Second, we import the so-called cn module from habanero which allows us to get citations in various formats from CrossRef:

from habanero import cn

Now, we need to stop and think for a moment about the structure of our program. Because we want to decode not just one DOI but as many as we like and even reuse that piece of code in other scripts or parts of the program, the best way to organize it is with a function:

from habanero import cn

def get_citation(doi, style):
    citation = cn.content_negotiation(ids=doi, format="text", style=style)

    return citation

We give this function a meaningful name get_citation and define it with 2 parameters: doi and style, which we will later pass to habanero.

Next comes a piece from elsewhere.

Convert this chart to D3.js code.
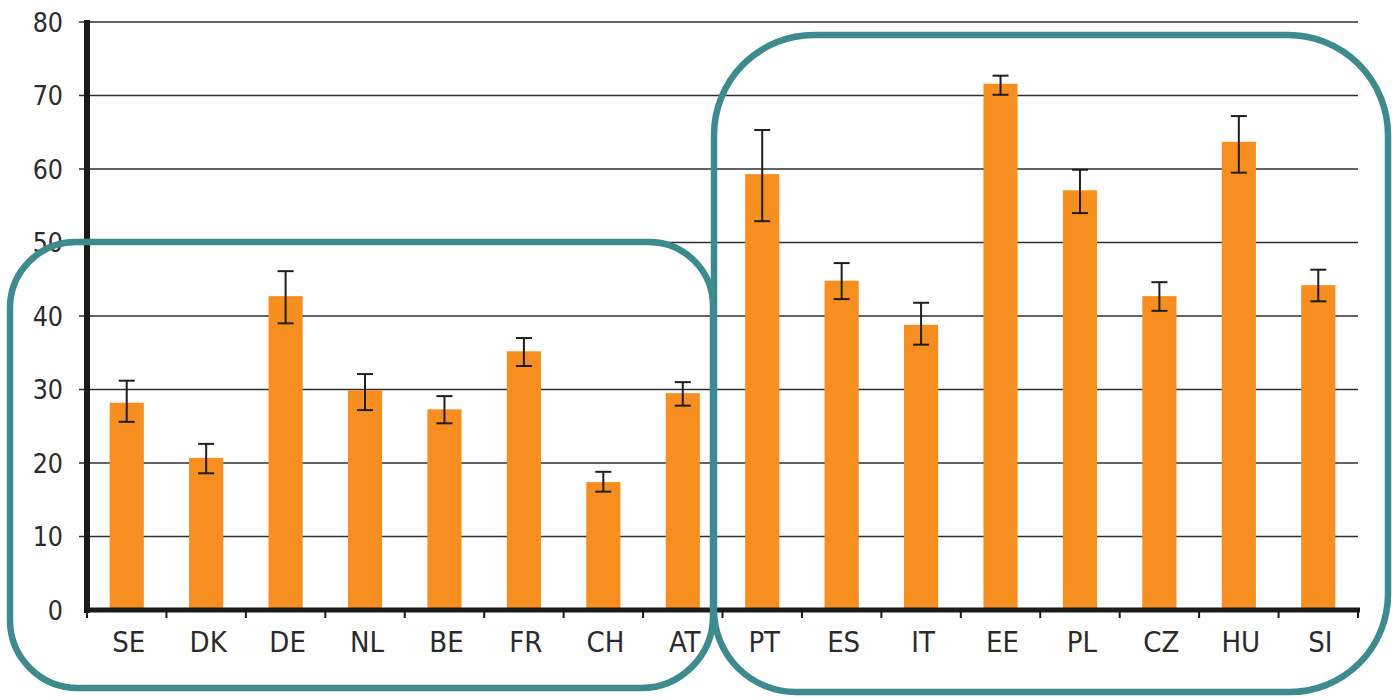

We call the content_negotiation method of the cn module, which in turn accepts 3 parameters: ids, format, and style. According to the documentation, the first parameter ids is the DOI identifier that needs to be a string (e.g. “10.1126/science.169.3946.635”). The second parameter format is also a string and by default is bibtex. bibtex is a citation format that looks like this:

@article{knuth:1984,
  title={Literate Programming},
  author={Donald E. Knuth},
  journal={The Computer Journal},
  volume={27},
  number={2},
  pages={97--111},
  year={1984},
  publisher={Oxford University Press}
}

However, many prefer to use a simpler plain text version that can be pasted directly into a Word document, so I would like to override that parameter to be text. As an exercise, you can experiment with different formats of citations (please refer to habanero documentation for a list of possible values). Finally, we pass in the style parameter, which also is a string.

We then store the return value in an intermediary variable we call citation and return it as an output. We can also skip the intermediary variable and return the output directly.

A note on error handling

In the case that a particular DOI is not found in the Crossref database, habanero will raise an HTTPError; the program will exit, because it doesn’t know what to do next. It is a good idea to catch that error and tell the program exactly how to handle this situation. We can rewrite our function to add a special try, except block that will help us to better control the logic of our program:

from habanero import cn

# Additional import
from requests import HTTPError

def get_citation(doi, style):
    try:
        citation = cn.content_negotiation(ids=doi, format="text", style=style)
    except HTTPError:
        return None

    return citation

We need to import the definition of the error (HTTPError) from the requests module so that our program can identify and react to it accordingly (you may need to install the requests module first: pip install requests). We put a piece of code that we know can result in an exception inside the try block and catch that error with the except keyword. We then write our error-handling logic inside the except block. In our case, we simply return None.

For a more comprehensive overview of error handling, please refer to https://www.pythoncheatsheet.org/cheatsheet/exception-handling

If we run our program now, we will get the following citation in APA format:

citation = get_citation("10.1126/science.169.3946.635", "apa")

print(citation)

Frank, H. S. (1970). The Structure of Ordinary Water. Science, 169(3946), 635–641. https://doi.org/10.1126/science.169.3946.635

…or None in the case of the error described earlier.